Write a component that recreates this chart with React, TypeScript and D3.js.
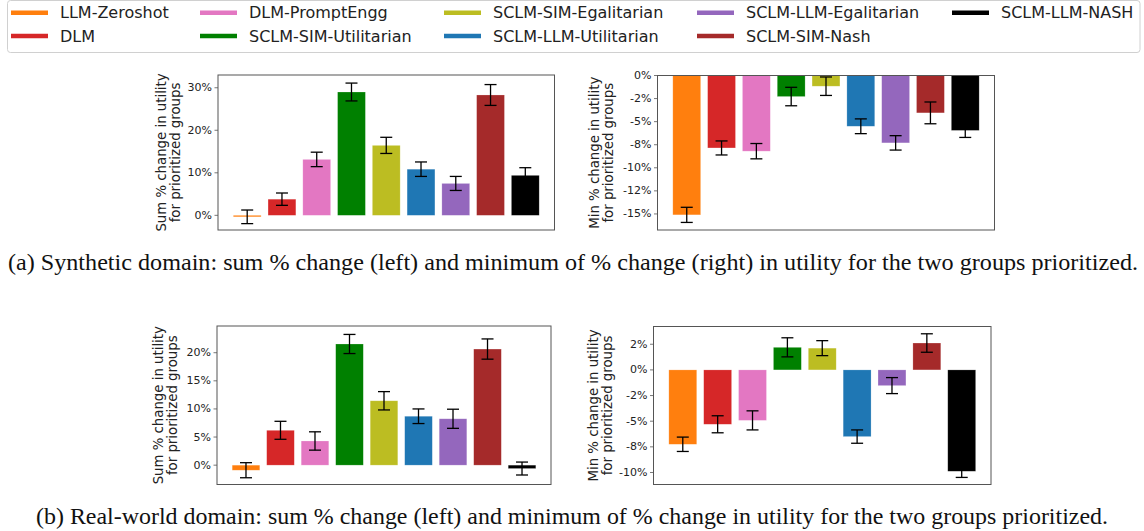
import React from "react";
import * as d3 from "d3";

const methods = [
  "LLM-Zeroshot",
  "DLM",
  "DLM-PromptEngg",
  "SCLM-SIM-Utilitarian",
  "SCLM-SIM-Egalitarian",
  "SCLM-LLM-Utilitarian",
  "SCLM-LLM-Egalitarian",
  "SCLM-SIM-Nash",
  "SCLM-LLM-NASH",
];
const colors = ["#ff7f0e", "#d62728", "#e377c2", "#008000", "#bcbd22", "#1f77b4", "#9467bd", "#a52a2a", "#000000"];

// (a) Synthetic domain
const synthSumValues = [-0.35, 3.8, 13.15, 29.0, 16.45, 10.85, 7.5, 28.3, 9.4];
const synthSumErrors = [1.6, 1.45, 1.7, 2.1, 1.9, 1.7, 1.65, 2.45, 1.8];
const synthMinValues = [-15.1, -7.85, -8.2, -2.28, -1.16, -5.5, -7.3, -4.05, -5.95];
const synthMinErrors = [0.82, 0.76, 0.83, 1.0, 1.0, 0.8, 0.78, 1.18, 0.76];
// (b) Real-world domain
const realSumValues = [-0.9, 6.2, 4.3, 21.55, 11.45, 8.7, 8.25, 20.65, -0.6];
const realSumErrors = [1.34, 1.6, 1.63, 1.7, 1.63, 1.3, 1.7, 1.8, 1.15];
const realMinValues = [-7.25, -5.3, -4.92, 2.2, 2.12, -6.5, -1.53, 2.62, -9.88];
const realMinErrors = [0.7, 0.83, 0.93, 0.93, 0.73, 0.65, 0.78, 0.9, 0.6];

const synthSumTicks = [0, 10, 20, 30];
const synthSumTickLabels = ["0%", "10%", "20%", "30%"];
const synthMinTicks = [0, -2.5, -5, -7.5, -10, -12.5, -15];
const synthMinTickLabels = ["0%", "-2%", "-5%", "-8%", "-10%", "-12%", "-15%"];
const realSumTicks = [0, 5, 10, 15, 20];
const realSumTickLabels = ["0%", "5%", "10%", "15%", "20%"];
const realMinTicks = [2.5, 0, -2.5, -5, -7.5, -10];
const realMinTickLabels = ["2%", "0%", "-2%", "-5%", "-8%", "-10%"];

const sumLabel = ["Sum % change in utility", "for prioritized groups"];
const minLabel = ["Min % change in utility", "for prioritized groups"];

const captionA =
  "(a) Synthetic domain: sum % change (left) and minimum of % change (right) in utility for the two groups prioritized.";
const captionB =
  "(b) Real-world domain: sum % change (left) and minimum of % change in utility for the two groups prioritized.";

const FONT = "'DejaVu Sans', sans-serif";
const SERIF = "'Liberation Serif', 'Times New Roman', serif";

type PanelProps = {
  x0: number;
  x1: number;
  y0: number;
  y1: number;
  domain: [number, number];
  values: number[];
  errors: number[];
  ticks: number[];
  tickLabels: string[];
  label: string[];
  labelX: number;
};

function Panel(p: PanelProps) {
  const x = d3.scaleLinear().domain([-0.84, methods.length - 1 + 0.84]).range([p.x0, p.x1]);
  const y = d3.scaleLinear().domain(p.domain).range([p.y1, p.y0]);
  const bw = x(0.4) - x(0);
  const cap = 6;
  const cy = (p.y0 + p.y1) / 2;
  return (
    <g>
      {p.values.map((v, i) => {
        const top = y(Math.max(v, 0));
        const bot = y(Math.min(v, 0));
        return (
          <rect
            key={"b" + i}
            x={x(i) - bw}
            y={top}
            width={bw * 2}
            height={Math.max(bot - top, 1.5)}
            fill={colors[i]}
            stroke="#ffffff"
            strokeOpacity={0.35}
            strokeWidth={0.6}
          />
        );
      })}
      {p.values.map((v, i) => {
        const e = p.errors[i];
        const cx = x(i);
        return (
          <g key={"e" + i} stroke="#000" strokeWidth={1.3}>
            <line x1={cx} x2={cx} y1={y(v + e)} y2={y(v - e)} />
            <line x1={cx - cap} x2={cx + cap} y1={y(v + e)} y2={y(v + e)} />
            <line x1={cx - cap} x2={cx + cap} y1={y(v - e)} y2={y(v - e)} />
          </g>
        );
      })}
      <rect x={p.x0} y={p.y0} width={p.x1 - p.x0} height={p.y1 - p.y0} fill="none" stroke="#555" strokeWidth={1} />
      {p.ticks.map((t, i) => (
        <g key={"t" + i}>
          <line x1={p.x0 - 3.5} x2={p.x0} y1={y(t)} y2={y(t)} stroke="#555" strokeWidth={0.8} />
          <text
            x={p.x0 - 6}
            y={y(t)}
            textAnchor="end"
            dominantBaseline="central"
            fontSize={11}
            fontFamily={FONT}
            fill="#222"
          >
            {p.tickLabels[i]}
          </text>
        </g>
      ))}
      <text
        transform={`translate(${p.labelX},${cy}) rotate(-90)`}
        textAnchor="middle"
        fontSize={13.3}
        fontFamily={FONT}
        fill="#222"
        dominantBaseline="central"
      >
        <tspan x={0} y={0}>{p.label[0]}</tspan>
        <tspan x={0} y={14}>{p.label[1]}</tspan>
      </text>
    </g>
  );
}

export default function App() {
  const legendCols = [11, 200, 444, 697, 952];
  const legendRows = [12.7, 36];
  return (
    <svg
      width={1144}
      height={531}
      style={{ position: "absolute", left: 0, top: 0, background: "#fff" }}
    >
      <rect x={0} y={0} width={1144} height={531} fill="#fff" />
      {/* Legend */}
      <rect x={7.5} y={0.5} width={1132.5} height={52} rx={3} fill="#fff" stroke="#d0d0d0" strokeWidth={1} />
      {methods.map((m, i) => {
        const cx = legendCols[Math.floor(i / 2)];
        const ry = legendRows[i % 2];
        return (
          <g key={m}>
            <line x1={cx} x2={cx + 37} y1={ry} y2={ry} stroke={colors[i]} strokeWidth={4.5} />
            <text x={cx + 49} y={ry} dominantBaseline="central" fontSize={16} fontFamily={FONT} fill="#222">
              {m}
            </text>
          </g>
        );
      })}

      <Panel
        x0={218}
        x1={554.5}
        y0={75}
        y1={230}
        domain={[-3.45, 33]}
        values={synthSumValues}
        errors={synthSumErrors}
        ticks={synthSumTicks}
        tickLabels={synthSumTickLabels}
        label={sumLabel}
        labelX={160.5}
      />
      <Panel
        x0={657.5}
        x1={994.5}
        y0={75.5}
        y1={230}
        domain={[-16.74, 0]}
        values={synthMinValues}
        errors={synthMinErrors}
        ticks={synthMinTicks}
        tickLabels={synthMinTickLabels}
        label={minLabel}
        labelX={594}
      />
      <text
        x={8}
        y={270}
        fontSize={24}
        fontFamily={SERIF}
        fill="#111"
        textLength={1130}
        lengthAdjust="spacingAndGlyphs"
      >
        {captionA}
      </text>

      <Panel
        x0={217}
        x1={551}
        y0={326}
        y1={484.5}
        domain={[-3.44, 24.75]}
        values={realSumValues}
        errors={realSumErrors}
        ticks={realSumTicks}
        tickLabels={realSumTickLabels}
        label={sumLabel}
        labelX={157.5}
      />
      <Panel
        x0={653.5}
        x1={991}
        y0={326.5}
        y1={484.5}
        domain={[-11.17, 4.23]}
        values={realMinValues}
        errors={realMinErrors}
        ticks={realMinTicks}
        tickLabels={realMinTickLabels}
        label={minLabel}
        labelX={592.5}
      />
      <text
        x={36}
        y={524}
        fontSize={24}
        fontFamily={SERIF}
        fill="#111"
        textLength={1072}
        lengthAdjust="spacingAndGlyphs"
      >
        {captionB}
      </text>
    </svg>
  );
}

## Written instruction
Omit every picture, then repeat the remaining data exactly as it appears above.

## Written reply
Write a component that recreates this chart with React, TypeScript and D3.js.
import React from "react";
import * as d3 from "d3";

const methods = [
  "LLM-Zeroshot",
  "DLM",
  "DLM-PromptEngg",
  "SCLM-SIM-Utilitarian",
  "SCLM-SIM-Egalitarian",
  "SCLM-LLM-Utilitarian",
  "SCLM-LLM-Egalitarian",
  "SCLM-SIM-Nash",
  "SCLM-LLM-NASH",
];
const colors = ["#ff7f0e", "#d62728", "#e377c2", "#008000", "#bcbd22", "#1f77b4", "#9467bd", "#a52a2a", "#000000"];

// (a) Synthetic domain
const synthSumValues = [-0.35, 3.8, 13.15, 29.0, 16.45, 10.85, 7.5, 28.3, 9.4];
const synthSumErrors = [1.6, 1.45, 1.7, 2.1, 1.9, 1.7, 1.65, 2.45, 1.8];
const synthMinValues = [-15.1, -7.85, -8.2, -2.28, -1.16, -5.5, -7.3, -4.05, -5.95];
const synthMinErrors = [0.82, 0.76, 0.83, 1.0, 1.0, 0.8, 0.78, 1.18, 0.76];
// (b) Real-world domain
const realSumValues = [-0.9, 6.2, 4.3, 21.55, 11.45, 8.7, 8.25, 20.65, -0.6];
const realSumErrors = [1.34, 1.6, 1.63, 1.7, 1.63, 1.3, 1.7, 1.8, 1.15];
const realMinValues = [-7.25, -5.3, -4.92, 2.2, 2.12, -6.5, -1.53, 2.62, -9.88];
const realMinErrors = [0.7, 0.83, 0.93, 0.93, 0.73, 0.65, 0.78, 0.9, 0.6];

const synthSumTicks = [0, 10, 20, 30];
const synthSumTickLabels = ["0%", "10%", "20%", "30%"];
const synthMinTicks = [0, -2.5, -5, -7.5, -10, -12.5, -15];
const synthMinTickLabels = ["0%", "-2%", "-5%", "-8%", "-10%", "-12%", "-15%"];
const realSumTicks = [0, 5, 10, 15, 20];
const realSumTickLabels = ["0%", "5%", "10%", "15%", "20%"];
const realMinTicks = [2.5, 0, -2.5, -5, -7.5, -10];
const realMinTickLabels = ["2%", "0%", "-2%", "-5%", "-8%", "-10%"];

const sumLabel = ["Sum % change in utility", "for prioritized groups"];
const minLabel = ["Min % change in utility", "for prioritized groups"];

const captionA =
  "(a) Synthetic domain: sum % change (left) and minimum of % change (right) in utility for the two groups prioritized.";
const captionB =
  "(b) Real-world domain: sum % change (left) and minimum of % change in utility for the two groups prioritized.";

const FONT = "'DejaVu Sans', sans-serif";
const SERIF = "'Liberation Serif', 'Times New Roman', serif";

type PanelProps = {
  x0: number;
  x1: number;
  y0: number;
  y1: number;
  domain: [number, number];
  values: number[];
  errors: number[];
  ticks: number[];
  tickLabels: string[];
  label: string[];
  labelX: number;
};

function Panel(p: PanelProps) {
  const x = d3.scaleLinear().domain([-0.84, methods.length - 1 + 0.84]).range([p.x0, p.x1]);
  const y = d3.scaleLinear().domain(p.domain).range([p.y1, p.y0]);
  const bw = x(0.4) - x(0);
  const cap = 6;
  const cy = (p.y0 + p.y1) / 2;
  return (
    <g>
      {p.values.map((v, i) => {
        const top = y(Math.max(v, 0));
        const bot = y(Math.min(v, 0));
        return (
          <rect
            key={"b" + i}
            x={x(i) - bw}
            y={top}
            width={bw * 2}
            height={Math.max(bot - top, 1.5)}
            fill={colors[i]}
            stroke="#ffffff"
            strokeOpacity={0.35}
            strokeWidth={0.6}
          />
        );
      })}
      {p.values.map((v, i) => {
        const e = p.errors[i];
        const cx = x(i);
        return (
          <g key={"e" + i} stroke="#000" strokeWidth={1.3}>
            <line x1={cx} x2={cx} y1={y(v + e)} y2={y(v - e)} />
            <line x1={cx - cap} x2={cx + cap} y1={y(v + e)} y2={y(v + e)} />
            <line x1={cx - cap} x2={cx + cap} y1={y(v - e)} y2={y(v - e)} />
          </g>
        );
      })}
      <rect x={p.x0} y={p.y0} width={p.x1 - p.x0} height={p.y1 - p.y0} fill="none" stroke="#555" strokeWidth={1} />
      {p.ticks.map((t, i) => (
        <g key={"t" + i}>
          <line x1={p.x0 - 3.5} x2={p.x0} y1={y(t)} y2={y(t)} stroke="#555" strokeWidth={0.8} />
          <text
            x={p.x0 - 6}
            y={y(t)}
            textAnchor="end"
            dominantBaseline="central"
            fontSize={11}
            fontFamily={FONT}
            fill="#222"
          >
            {p.tickLabels[i]}
          </text>
        </g>
      ))}
      <text
        transform={`translate(${p.labelX},${cy}) rotate(-90)`}
        textAnchor="middle"
        fontSize={13.3}
        fontFamily={FONT}
        fill="#222"
        dominantBaseline="central"
      >
        <tspan x={0} y={0}>{p.label[0]}</tspan>
        <tspan x={0} y={14}>{p.label[1]}</tspan>
      </text>
    </g>
  );
}

export default function App() {
  const legendCols = [11, 200, 444, 697, 952];
  const legendRows = [12.7, 36];
  return (
    <svg
      width={1144}
      height={531}
      style={{ position: "absolute", left: 0, top: 0, background: "#fff" }}
    >
      <rect x={0} y={0} width={1144} height={531} fill="#fff" />
      {/* Legend */}
      <rect x={7.5} y={0.5} width={1132.5} height={52} rx={3} fill="#fff" stroke="#d0d0d0" strokeWidth={1} />
      {methods.map((m, i) => {
        const cx = legendCols[Math.floor(i / 2)];
        const ry = legendRows[i % 2];
        return (
          <g key={m}>
            <line x1={cx} x2={cx + 37} y1={ry} y2={ry} stroke={colors[i]} strokeWidth={4.5} />
            <text x={cx + 49} y={ry} dominantBaseline="central" fontSize={16} fontFamily={FONT} fill="#222">
              {m}
            </text>
          </g>
        );
      })}

      <Panel
        x0={218}
        x1={554.5}
        y0={75}
        y1={230}
        domain={[-3.45, 33]}
        values={synthSumValues}
        errors={synthSumErrors}
        ticks={synthSumTicks}
        tickLabels={synthSumTickLabels}
        label={sumLabel}
        labelX={160.5}
      />
      <Panel
        x0={657.5}
        x1={994.5}
        y0={75.5}
        y1={230}
        domain={[-16.74, 0]}
        values={synthMinValues}
        errors={synthMinErrors}
        ticks={synthMinTicks}
        tickLabels={synthMinTickLabels}
        label={minLabel}
        labelX={594}
      />
      <text
        x={8}
        y={270}
        fontSize={24}
        fontFamily={SERIF}
        fill="#111"
        textLength={1130}
        lengthAdjust="spacingAndGlyphs"
      >
        {captionA}
      </text>

      <Panel
        x0={217}
        x1={551}
        y0={326}
        y1={484.5}
        domain={[-3.44, 24.75]}
        values={realSumValues}
        errors={realSumErrors}
        ticks={realSumTicks}
        tickLabels={realSumTickLabels}
        label={sumLabel}
        labelX={157.5}
      />
      <Panel
        x0={653.5}
        x1={991}
        y0={326.5}
        y1={484.5}
        domain={[-11.17, 4.23]}
        values={realMinValues}
        errors={realMinErrors}
        ticks={realMinTicks}
        tickLabels={realMinTickLabels}
        label={minLabel}
        labelX={592.5}
      />
      <text
        x={36}
        y={524}
        fontSize={24}
        fontFamily={SERIF}
        fill="#111"
        textLength={1072}
        lengthAdjust="spacingAndGlyphs"
      >
        {captionB}
      </text>
    </svg>
  );
}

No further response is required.